TASK TO COMPLETE: Copy out the whole listing exactly as written, leaving the pictures behind.

PROVIDED MATERIAL:
========================================================================

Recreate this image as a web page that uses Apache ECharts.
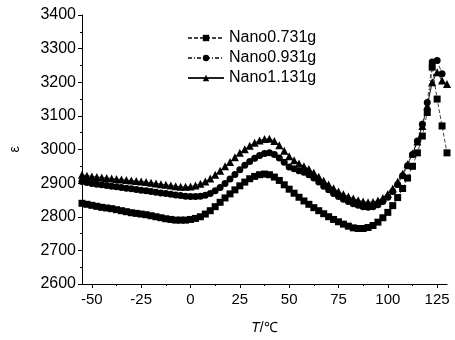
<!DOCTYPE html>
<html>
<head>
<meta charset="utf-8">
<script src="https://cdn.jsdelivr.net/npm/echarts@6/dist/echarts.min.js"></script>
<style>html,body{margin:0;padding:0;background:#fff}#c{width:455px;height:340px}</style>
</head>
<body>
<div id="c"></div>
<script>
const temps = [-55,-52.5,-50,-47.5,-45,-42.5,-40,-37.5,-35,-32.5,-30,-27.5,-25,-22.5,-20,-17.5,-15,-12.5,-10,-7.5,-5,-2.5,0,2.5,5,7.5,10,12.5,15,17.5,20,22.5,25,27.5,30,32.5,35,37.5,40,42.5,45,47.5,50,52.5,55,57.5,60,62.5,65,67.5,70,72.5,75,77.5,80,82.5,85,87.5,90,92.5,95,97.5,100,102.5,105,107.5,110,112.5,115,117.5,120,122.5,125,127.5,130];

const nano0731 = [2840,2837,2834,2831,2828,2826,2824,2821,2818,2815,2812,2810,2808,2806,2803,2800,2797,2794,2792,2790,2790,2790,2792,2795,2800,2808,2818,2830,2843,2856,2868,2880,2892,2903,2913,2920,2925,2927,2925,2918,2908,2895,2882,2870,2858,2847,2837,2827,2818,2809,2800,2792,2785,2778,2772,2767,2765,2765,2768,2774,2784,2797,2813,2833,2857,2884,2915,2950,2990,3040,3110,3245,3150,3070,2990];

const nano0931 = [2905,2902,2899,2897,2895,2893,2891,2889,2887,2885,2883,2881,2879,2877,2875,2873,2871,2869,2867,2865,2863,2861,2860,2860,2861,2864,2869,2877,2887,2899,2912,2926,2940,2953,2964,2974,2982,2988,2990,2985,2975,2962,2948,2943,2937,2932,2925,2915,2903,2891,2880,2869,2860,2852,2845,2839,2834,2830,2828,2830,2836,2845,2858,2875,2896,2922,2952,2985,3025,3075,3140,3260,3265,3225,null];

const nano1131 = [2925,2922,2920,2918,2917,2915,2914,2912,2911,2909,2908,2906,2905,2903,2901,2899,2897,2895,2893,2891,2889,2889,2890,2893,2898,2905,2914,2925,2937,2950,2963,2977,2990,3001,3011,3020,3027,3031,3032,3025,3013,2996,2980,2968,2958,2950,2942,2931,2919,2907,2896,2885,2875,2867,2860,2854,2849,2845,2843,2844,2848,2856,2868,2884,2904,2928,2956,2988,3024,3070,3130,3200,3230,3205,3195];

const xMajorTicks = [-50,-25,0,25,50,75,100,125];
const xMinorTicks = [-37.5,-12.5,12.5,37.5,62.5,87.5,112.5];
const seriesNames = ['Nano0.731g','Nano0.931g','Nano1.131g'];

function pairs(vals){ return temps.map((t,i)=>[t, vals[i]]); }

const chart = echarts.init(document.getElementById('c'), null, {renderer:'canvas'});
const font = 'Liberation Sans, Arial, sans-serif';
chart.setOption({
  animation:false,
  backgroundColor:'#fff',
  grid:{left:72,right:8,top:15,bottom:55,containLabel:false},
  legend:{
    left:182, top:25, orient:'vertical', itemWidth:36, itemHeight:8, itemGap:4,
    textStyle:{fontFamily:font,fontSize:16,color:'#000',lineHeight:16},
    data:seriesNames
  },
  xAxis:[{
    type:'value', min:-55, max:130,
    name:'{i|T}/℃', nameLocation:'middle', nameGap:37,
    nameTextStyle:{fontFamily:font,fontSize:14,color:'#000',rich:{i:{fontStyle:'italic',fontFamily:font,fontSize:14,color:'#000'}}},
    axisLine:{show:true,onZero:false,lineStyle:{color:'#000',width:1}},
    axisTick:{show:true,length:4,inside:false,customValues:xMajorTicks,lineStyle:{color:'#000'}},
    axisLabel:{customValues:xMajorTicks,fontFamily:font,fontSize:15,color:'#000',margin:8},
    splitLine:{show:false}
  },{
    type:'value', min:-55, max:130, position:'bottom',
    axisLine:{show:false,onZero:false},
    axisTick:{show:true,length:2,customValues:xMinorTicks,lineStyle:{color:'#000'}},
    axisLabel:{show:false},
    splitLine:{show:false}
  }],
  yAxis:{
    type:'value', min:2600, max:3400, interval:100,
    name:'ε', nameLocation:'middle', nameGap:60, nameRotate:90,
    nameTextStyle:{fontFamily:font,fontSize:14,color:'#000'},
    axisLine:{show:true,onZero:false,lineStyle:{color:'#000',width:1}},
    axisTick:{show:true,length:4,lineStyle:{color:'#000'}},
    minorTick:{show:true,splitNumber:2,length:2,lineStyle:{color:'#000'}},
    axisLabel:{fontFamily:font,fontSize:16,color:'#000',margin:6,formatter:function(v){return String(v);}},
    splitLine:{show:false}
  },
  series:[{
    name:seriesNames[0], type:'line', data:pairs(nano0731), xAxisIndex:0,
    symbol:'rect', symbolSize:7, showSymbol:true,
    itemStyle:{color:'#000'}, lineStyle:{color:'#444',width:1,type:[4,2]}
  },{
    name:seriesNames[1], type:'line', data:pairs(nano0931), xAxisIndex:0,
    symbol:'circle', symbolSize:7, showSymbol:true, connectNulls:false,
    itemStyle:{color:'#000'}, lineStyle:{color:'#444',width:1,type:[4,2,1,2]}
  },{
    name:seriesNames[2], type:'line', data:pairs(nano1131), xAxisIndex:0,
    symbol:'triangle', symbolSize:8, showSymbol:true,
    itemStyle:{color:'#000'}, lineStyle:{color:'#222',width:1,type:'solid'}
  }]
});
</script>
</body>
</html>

========================================================================

SOLVED PROBLEM:
Recreate this image as a web page that uses Apache ECharts.
<!DOCTYPE html>
<html>
<head>
<meta charset="utf-8">
<script src="https://cdn.jsdelivr.net/npm/echarts@6/dist/echarts.min.js"></script>
<style>html,body{margin:0;padding:0;background:#fff}#c{width:455px;height:340px}</style>
</head>
<body>
<div id="c"></div>
<script>
const temps = [-55,-52.5,-50,-47.5,-45,-42.5,-40,-37.5,-35,-32.5,-30,-27.5,-25,-22.5,-20,-17.5,-15,-12.5,-10,-7.5,-5,-2.5,0,2.5,5,7.5,10,12.5,15,17.5,20,22.5,25,27.5,30,32.5,35,37.5,40,42.5,45,47.5,50,52.5,55,57.5,60,62.5,65,67.5,70,72.5,75,77.5,80,82.5,85,87.5,90,92.5,95,97.5,100,102.5,105,107.5,110,112.5,115,117.5,120,122.5,125,127.5,130];

const nano0731 = [2840,2837,2834,2831,2828,2826,2824,2821,2818,2815,2812,2810,2808,2806,2803,2800,2797,2794,2792,2790,2790,2790,2792,2795,2800,2808,2818,2830,2843,2856,2868,2880,2892,2903,2913,2920,2925,2927,2925,2918,2908,2895,2882,2870,2858,2847,2837,2827,2818,2809,2800,2792,2785,2778,2772,2767,2765,2765,2768,2774,2784,2797,2813,2833,2857,2884,2915,2950,2990,3040,3110,3245,3150,3070,2990];

const nano0931 = [2905,2902,2899,2897,2895,2893,2891,2889,2887,2885,2883,2881,2879,2877,2875,2873,2871,2869,2867,2865,2863,2861,2860,2860,2861,2864,2869,2877,2887,2899,2912,2926,2940,2953,2964,2974,2982,2988,2990,2985,2975,2962,2948,2943,2937,2932,2925,2915,2903,2891,2880,2869,2860,2852,2845,2839,2834,2830,2828,2830,2836,2845,2858,2875,2896,2922,2952,2985,3025,3075,3140,3260,3265,3225,null];

const nano1131 = [2925,2922,2920,2918,2917,2915,2914,2912,2911,2909,2908,2906,2905,2903,2901,2899,2897,2895,2893,2891,2889,2889,2890,2893,2898,2905,2914,2925,2937,2950,2963,2977,2990,3001,3011,3020,3027,3031,3032,3025,3013,2996,2980,2968,2958,2950,2942,2931,2919,2907,2896,2885,2875,2867,2860,2854,2849,2845,2843,2844,2848,2856,2868,2884,2904,2928,2956,2988,3024,3070,3130,3200,3230,3205,3195];

const xMajorTicks = [-50,-25,0,25,50,75,100,125];
const xMinorTicks = [-37.5,-12.5,12.5,37.5,62.5,87.5,112.5];
const seriesNames = ['Nano0.731g','Nano0.931g','Nano1.131g'];

function pairs(vals){ return temps.map((t,i)=>[t, vals[i]]); }

const chart = echarts.init(document.getElementById('c'), null, {renderer:'canvas'});
const font = 'Liberation Sans, Arial, sans-serif';
chart.setOption({
  animation:false,
  backgroundColor:'#fff',
  grid:{left:72,right:8,top:15,bottom:55,containLabel:false},
  legend:{
    left:182, top:25, orient:'vertical', itemWidth:36, itemHeight:8, itemGap:4,
    textStyle:{fontFamily:font,fontSize:16,color:'#000',lineHeight:16},
    data:seriesNames
  },
  xAxis:[{
    type:'value', min:-55, max:130,
    name:'{i|T}/℃', nameLocation:'middle', nameGap:37,
    nameTextStyle:{fontFamily:font,fontSize:14,color:'#000',rich:{i:{fontStyle:'italic',fontFamily:font,fontSize:14,color:'#000'}}},
    axisLine:{show:true,onZero:false,lineStyle:{color:'#000',width:1}},
    axisTick:{show:true,length:4,inside:false,customValues:xMajorTicks,lineStyle:{color:'#000'}},
    axisLabel:{customValues:xMajorTicks,fontFamily:font,fontSize:15,color:'#000',margin:8},
    splitLine:{show:false}
  },{
    type:'value', min:-55, max:130, position:'bottom',
    axisLine:{show:false,onZero:false},
    axisTick:{show:true,length:2,customValues:xMinorTicks,lineStyle:{color:'#000'}},
    axisLabel:{show:false},
    splitLine:{show:false}
  }],
  yAxis:{
    type:'value', min:2600, max:3400, interval:100,
    name:'ε', nameLocation:'middle', nameGap:60, nameRotate:90,
    nameTextStyle:{fontFamily:font,fontSize:14,color:'#000'},
    axisLine:{show:true,onZero:false,lineStyle:{color:'#000',width:1}},
    axisTick:{show:true,length:4,lineStyle:{color:'#000'}},
    minorTick:{show:true,splitNumber:2,length:2,lineStyle:{color:'#000'}},
    axisLabel:{fontFamily:font,fontSize:16,color:'#000',margin:6,formatter:function(v){return String(v);}},
    splitLine:{show:false}
  },
  series:[{
    name:seriesNames[0], type:'line', data:pairs(nano0731), xAxisIndex:0,
    symbol:'rect', symbolSize:7, showSymbol:true,
    itemStyle:{color:'#000'}, lineStyle:{color:'#444',width:1,type:[4,2]}
  },{
    name:seriesNames[1], type:'line', data:pairs(nano0931), xAxisIndex:0,
    symbol:'circle', symbolSize:7, showSymbol:true, connectNulls:false,
    itemStyle:{color:'#000'}, lineStyle:{color:'#444',width:1,type:[4,2,1,2]}
  },{
    name:seriesNames[2], type:'line', data:pairs(nano1131), xAxisIndex:0,
    symbol:'triangle', symbolSize:8, showSymbol:true,
    itemStyle:{color:'#000'}, lineStyle:{color:'#222',width:1,type:'solid'}
  }]
});
</script>
</body>
</html>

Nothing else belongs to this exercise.